Il nuovo governo è lungi dall’essere formato, ma per molti osservatori è già tempo di pensare a dove mettere le mani una volta che l’esecutivo vedrà la luce. Ieri, nella cornice dell’Enciclopedia italiana a Palazzo Mattei si è tenuto il dibattito Idee per l’Italia di domani, alla presenza, tra gli altri, del direttore generale della Treccani, Massimo Bray, del direttore della scuola Normale Superiore, Vincenzo Barone, dell’economista Pierluigi Ciocca e della direttrice di Aspenia, Marta Dassù. Ospite il ministro dello Sviluppo uscente, Carlo Calenda mentre le conclusioni sono state affidate al giudice della Corte costituzionale ed ex premier, Giuliano Amato.

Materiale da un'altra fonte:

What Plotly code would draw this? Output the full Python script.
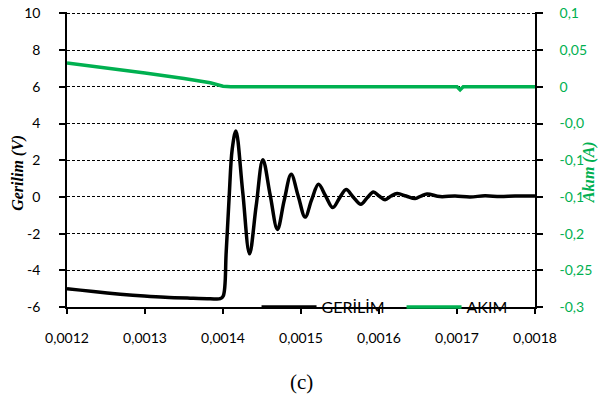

L’incontro, che è stato anche l’occasione per presentare il think tank Agenda – Rethinking european democracy, ha mosso dalle considerazioni di Massimo Bray, ex ministro della Cultura nel governo Letta. “Dobbiamo capire che cosa intendiamo quando parliamo di nuova Italia, quando parliamo del domani. Io personalmente parto dal paesaggio, dal turismo, dal valore dei beni culturali. Leve su cui troppo spesso mancano politiche adeguate. Un vero peccato perché se penso al domani mi viene in mente una classe dirigente che possa davvero essere attenta a queste tematiche. Penso che da questo dobbiamo ripartire, dalla centralità della cultura”. L’unico modo, è stato il messaggio di Bray “di avere un’idea di Paese che ora non vedo”.

La visione di Bray è stata sostanzialmente condivisa anche da Vincenzo Barone, per il quale la ripresa del Paese passa indubbiamente “attraverso la cultura. Ma in una chiave più tecnologica, che possa portare il patrimonio culturale nell’era 4.0. Beni culturali, paesaggio e qualità della vita possono essere i campi privilegiati dove le nuove tecnologie possono trovare terreno fertile. L’Italia del domani è anche questo, una valorizzazione del nostro patrimonio con metodi tecnologici. Serve un Paese che si renda conto di questo, della necessità una volta tanto di investire nella nostra storia”.